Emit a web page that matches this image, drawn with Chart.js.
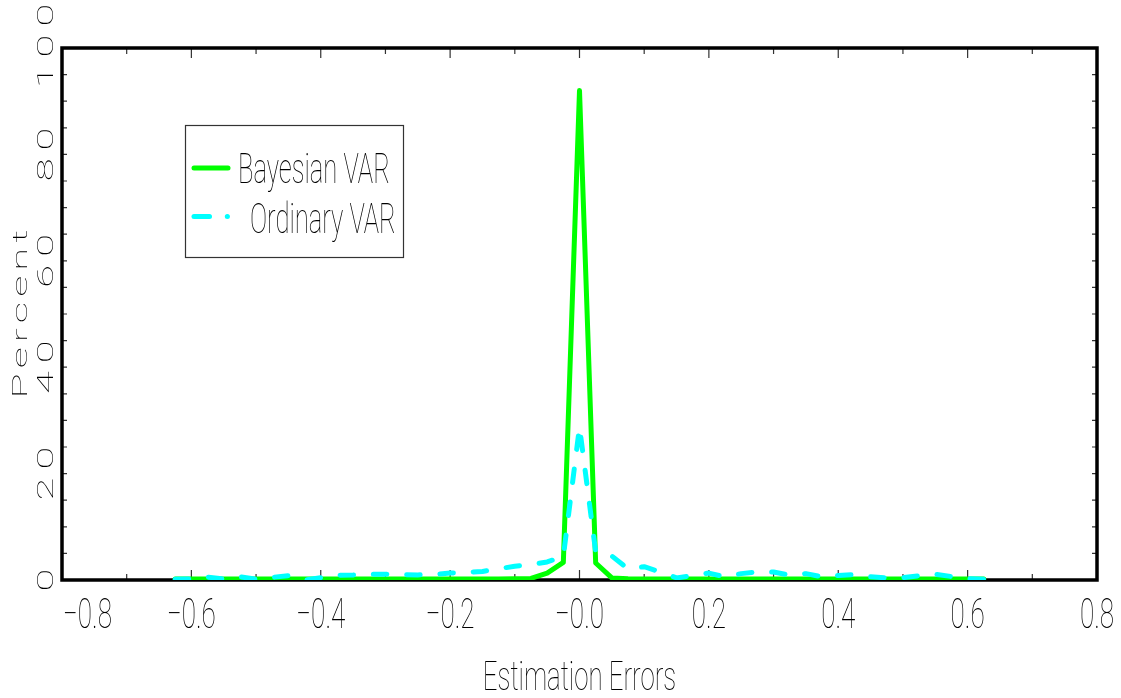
<!DOCTYPE html>
<html><head><meta charset="utf-8">
<script src="https://cdn.jsdelivr.net/npm/chart.js@4"></script>
<style>html,body{margin:0;padding:0;background:#fff}#wrap{width:1121px;height:698px;position:relative}</style>
</head><body><div id="wrap"><canvas id="c"></canvas></div>
<script>
// ---- data ----
const errorBins = [-0.625,-0.6,-0.575,-0.55,-0.525,-0.5,-0.475,-0.45,-0.425,-0.4,-0.375,-0.35,-0.325,-0.3,-0.275,-0.25,-0.225,-0.2,-0.175,-0.15,-0.125,-0.1,-0.075,-0.05,-0.025,0,0.025,0.05,0.075,0.1,0.125,0.15,0.175,0.2,0.225,0.25,0.275,0.3,0.325,0.35,0.375,0.4,0.425,0.45,0.475,0.5,0.525,0.55,0.575,0.6,0.625];
const bayesianVAR = [0.2,0.2,0.2,0.2,0.2,0.2,0.2,0.2,0.2,0.2,0.2,0.2,0.2,0.2,0.2,0.2,0.2,0.2,0.2,0.2,0.2,0.25,0.3,1.3,3.3,92,3.2,0.4,0.25,0.2,0.2,0.2,0.2,0.2,0.2,0.2,0.2,0.2,0.2,0.2,0.2,0.2,0.2,0.2,0.2,0.2,0.2,0.2,0.2,0.2,0.2];
const ordinaryVAR = [0.15,0.2,0.55,0.2,0.6,0.15,0.5,0.8,0.0,0.45,0.9,0.95,1.1,1.1,1.0,0.95,1.05,1.3,1.45,1.6,2.1,2.6,2.9,3.4,4.4,28.8,5.3,4.5,2.1,2.5,1.5,0.4,0.8,1.3,0.6,1.2,1.5,1.5,0.9,1.2,0.6,0.85,1.0,0.6,0.4,0.45,0.8,1.1,0.65,0.25,0.15];
const seriesNames = ['Bayesian VAR', 'Ordinary VAR'];
const xTickValues = [-0.8,-0.6,-0.4,-0.2,0,0.2,0.4,0.6,0.8];
const xTickLabels = ['\u22120.8','\u22120.6','\u22120.4','\u22120.2','\u22120.0','0.2','0.4','0.6','0.8'];
const xMajorMarks = [-0.6,-0.4,-0.2,0,0.2,0.4,0.6];
const xMinorMarks = [-0.7,-0.5,-0.3,-0.1,0.1,0.3,0.5,0.7];
const yTickValues = [0,20,40,60,80,100];
const yTickLabels = ['0','20','40','60','80','100'];
const yMarks = [5,10,15,20,25,30,35,40,45,50,55,60,65,70,75,80,85,90,95];
const xTitle = 'Estimation Errors';
const yTitle = 'Percent';

const FONT = 'Roboto, Lato, "Open Sans", sans-serif';
const W = '100';

function drawText(ctx, str, x, y, o) {
  ctx.save();
  ctx.translate(x, y);
  if (o.rotate) ctx.rotate(-Math.PI / 2);
  ctx.font = o.font;
  ctx.fillStyle = o.color || '#000';
  ctx.textBaseline = 'alphabetic';
  ctx.textAlign = 'left';
  const sx = o.sx || 1, sp = o.spacing || 0;
  const chars = Array.from(str);
  let total;
  if (sp === 0) total = ctx.measureText(str).width * sx;
  else {
    total = 0;
    chars.forEach((c, i) => { total += ctx.measureText(c).width * sx + (i < chars.length - 1 ? sp : 0); });
  }
  let start = 0;
  if (o.align === 'center') start = -total / 2;
  else if (o.align === 'right') start = -total;
  if (sp === 0) {
    ctx.scale(sx, 1);
    ctx.fillText(str, start / sx, 0);
  } else {
    let acc = start;
    chars.forEach(c => {
      ctx.save();
      ctx.translate(acc, 0);
      ctx.scale(sx, 1);
      ctx.fillText(c, 0, 0);
      ctx.restore();
      acc += ctx.measureText(c).width * sx + sp;
    });
  }
  ctx.restore();
}

const framePlugin = {
  id: 'frame',
  beforeDatasetsDraw(chart) {
    const ctx = chart.ctx, a = chart.chartArea;
    const xs = chart.scales.x, ys = chart.scales.y;
    ctx.save();
    ctx.strokeStyle = '#333';
    ctx.lineWidth = 1.2;
    ctx.beginPath();
    xMajorMarks.forEach(v => {
      const px = xs.getPixelForValue(v);
      ctx.moveTo(px, a.bottom); ctx.lineTo(px, a.bottom - 10);
      ctx.moveTo(px, a.top); ctx.lineTo(px, a.top + 10);
    });
    xMinorMarks.forEach(v => {
      const px = xs.getPixelForValue(v);
      ctx.moveTo(px, a.bottom); ctx.lineTo(px, a.bottom - 6);
      ctx.moveTo(px, a.top); ctx.lineTo(px, a.top + 6);
    });
    yMarks.forEach(v => {
      const py = ys.getPixelForValue(v);
      ctx.moveTo(a.left, py); ctx.lineTo(a.left + 5, py);
      ctx.moveTo(a.right, py); ctx.lineTo(a.right - 5, py);
    });
    ctx.stroke();
    ctx.strokeStyle = '#000';
    ctx.lineWidth = 3.5;
    ctx.strokeRect(a.left, a.top, a.right - a.left, a.bottom - a.top);
    ctx.restore();

    xTickValues.forEach((v, i) => {
      const px = xs.getPixelForValue(v);
      drawText(ctx, xTickLabels[i], px + (i === 0 ? 1 : 0), 628,
        { font: W + ' 42px ' + FONT, sx: 0.62, align: i === 0 ? 'left' : 'center', color: '#000' });
    });
    yTickValues.forEach((v, i) => {
      const py = ys.getPixelForValue(v);
      drawText(ctx, yTickLabels[i], 53, py + (i === yTickValues.length - 1 ? -2 : 0),
        { font: W + ' 22px ' + FONT, sx: 1.9, spacing: 8, align: 'center', rotate: true, color: '#000' });
    });
    drawText(ctx, xTitle, (a.left + a.right) / 2, 690,
      { font: W + ' 41px ' + FONT, sx: 0.63, align: 'center', color: '#000' });
    drawText(ctx, yTitle, 27, 314,
      { font: W + ' 21px ' + FONT, sx: 2.0, spacing: 5, align: 'center', rotate: true, color: '#000' });
  },
  afterDatasetsDraw(chart) {
    const ctx = chart.ctx;
    ctx.save();
    ctx.fillStyle = '#fff';
    ctx.fillRect(185.5, 125.5, 218, 132);
    ctx.strokeStyle = '#333';
    ctx.lineWidth = 1.2;
    ctx.strokeRect(185.5, 125.5, 218, 132);
    ctx.lineCap = 'round';
    ctx.lineWidth = 5;
    ctx.strokeStyle = '#00ff00';
    ctx.beginPath(); ctx.moveTo(194, 168); ctx.lineTo(228, 168); ctx.stroke();
    ctx.strokeStyle = '#00ffff';
    ctx.beginPath(); ctx.moveTo(194, 216.5); ctx.lineTo(209.5, 216.5); ctx.stroke();
    ctx.beginPath(); ctx.moveTo(227.3, 216.5); ctx.lineTo(227.4, 216.5); ctx.stroke();
    ctx.restore();
    drawText(ctx, seriesNames[0], 238, 183, { font: W + ' 42px ' + FONT, sx: 0.61, align: 'left', color: '#000' });
    drawText(ctx, seriesNames[1], 250, 233, { font: W + ' 42px ' + FONT, sx: 0.61, align: 'left', color: '#000' });
  }
};

new Chart(document.getElementById('c'), {
  type: 'line',
  data: {
    datasets: [
      {
        label: seriesNames[0],
        data: errorBins.map((x, i) => ({ x, y: bayesianVAR[i] })),
        borderColor: '#00ff00',
        borderWidth: 5,
        borderJoinStyle: 'round',
        borderCapStyle: 'round',
        pointRadius: 0,
        tension: 0,
        fill: false,
        order: 2
      },
      {
        label: seriesNames[1],
        data: errorBins.map((x, i) => ({ x, y: ordinaryVAR[i] })),
        borderColor: '#00ffff',
        borderWidth: 5,
        borderDash: [13.5, 19.8],
        borderJoinStyle: 'round',
        borderCapStyle: 'round',
        pointRadius: 0,
        tension: 0,
        fill: false,
        order: 1
      }
    ]
  },
  options: {
    responsive: true,
    maintainAspectRatio: false,
    animation: false,
    layout: { padding: { left: 62, right: 24, top: 48, bottom: 118 } },
    plugins: { legend: { display: false }, tooltip: { enabled: false } },
    scales: {
      x: { type: 'linear', min: -0.8, max: 0.8, display: false },
      y: { type: 'linear', min: 0, max: 100, display: false }
    }
  },
  plugins: [framePlugin]
});
</script>
</body></html>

::::

▸ **What you need to do**:
Omit the pictures, then repeat exactly each line from the beginning of the listing through the line with "const W = '100';".

▸ **The solution**:
Emit a web page that matches this image, drawn with Chart.js.
<!DOCTYPE html>
<html><head><meta charset="utf-8">
<script src="https://cdn.jsdelivr.net/npm/chart.js@4"></script>
<style>html,body{margin:0;padding:0;background:#fff}#wrap{width:1121px;height:698px;position:relative}</style>
</head><body><div id="wrap"><canvas id="c"></canvas></div>
<script>
// ---- data ----
const errorBins = [-0.625,-0.6,-0.575,-0.55,-0.525,-0.5,-0.475,-0.45,-0.425,-0.4,-0.375,-0.35,-0.325,-0.3,-0.275,-0.25,-0.225,-0.2,-0.175,-0.15,-0.125,-0.1,-0.075,-0.05,-0.025,0,0.025,0.05,0.075,0.1,0.125,0.15,0.175,0.2,0.225,0.25,0.275,0.3,0.325,0.35,0.375,0.4,0.425,0.45,0.475,0.5,0.525,0.55,0.575,0.6,0.625];
const bayesianVAR = [0.2,0.2,0.2,0.2,0.2,0.2,0.2,0.2,0.2,0.2,0.2,0.2,0.2,0.2,0.2,0.2,0.2,0.2,0.2,0.2,0.2,0.25,0.3,1.3,3.3,92,3.2,0.4,0.25,0.2,0.2,0.2,0.2,0.2,0.2,0.2,0.2,0.2,0.2,0.2,0.2,0.2,0.2,0.2,0.2,0.2,0.2,0.2,0.2,0.2,0.2];
const ordinaryVAR = [0.15,0.2,0.55,0.2,0.6,0.15,0.5,0.8,0.0,0.45,0.9,0.95,1.1,1.1,1.0,0.95,1.05,1.3,1.45,1.6,2.1,2.6,2.9,3.4,4.4,28.8,5.3,4.5,2.1,2.5,1.5,0.4,0.8,1.3,0.6,1.2,1.5,1.5,0.9,1.2,0.6,0.85,1.0,0.6,0.4,0.45,0.8,1.1,0.65,0.25,0.15];
const seriesNames = ['Bayesian VAR', 'Ordinary VAR'];
const xTickValues = [-0.8,-0.6,-0.4,-0.2,0,0.2,0.4,0.6,0.8];
const xTickLabels = ['\u22120.8','\u22120.6','\u22120.4','\u22120.2','\u22120.0','0.2','0.4','0.6','0.8'];
const xMajorMarks = [-0.6,-0.4,-0.2,0,0.2,0.4,0.6];
const xMinorMarks = [-0.7,-0.5,-0.3,-0.1,0.1,0.3,0.5,0.7];
const yTickValues = [0,20,40,60,80,100];
const yTickLabels = ['0','20','40','60','80','100'];
const yMarks = [5,10,15,20,25,30,35,40,45,50,55,60,65,70,75,80,85,90,95];
const xTitle = 'Estimation Errors';
const yTitle = 'Percent';

const FONT = 'Roboto, Lato, "Open Sans", sans-serif';
const W = '100';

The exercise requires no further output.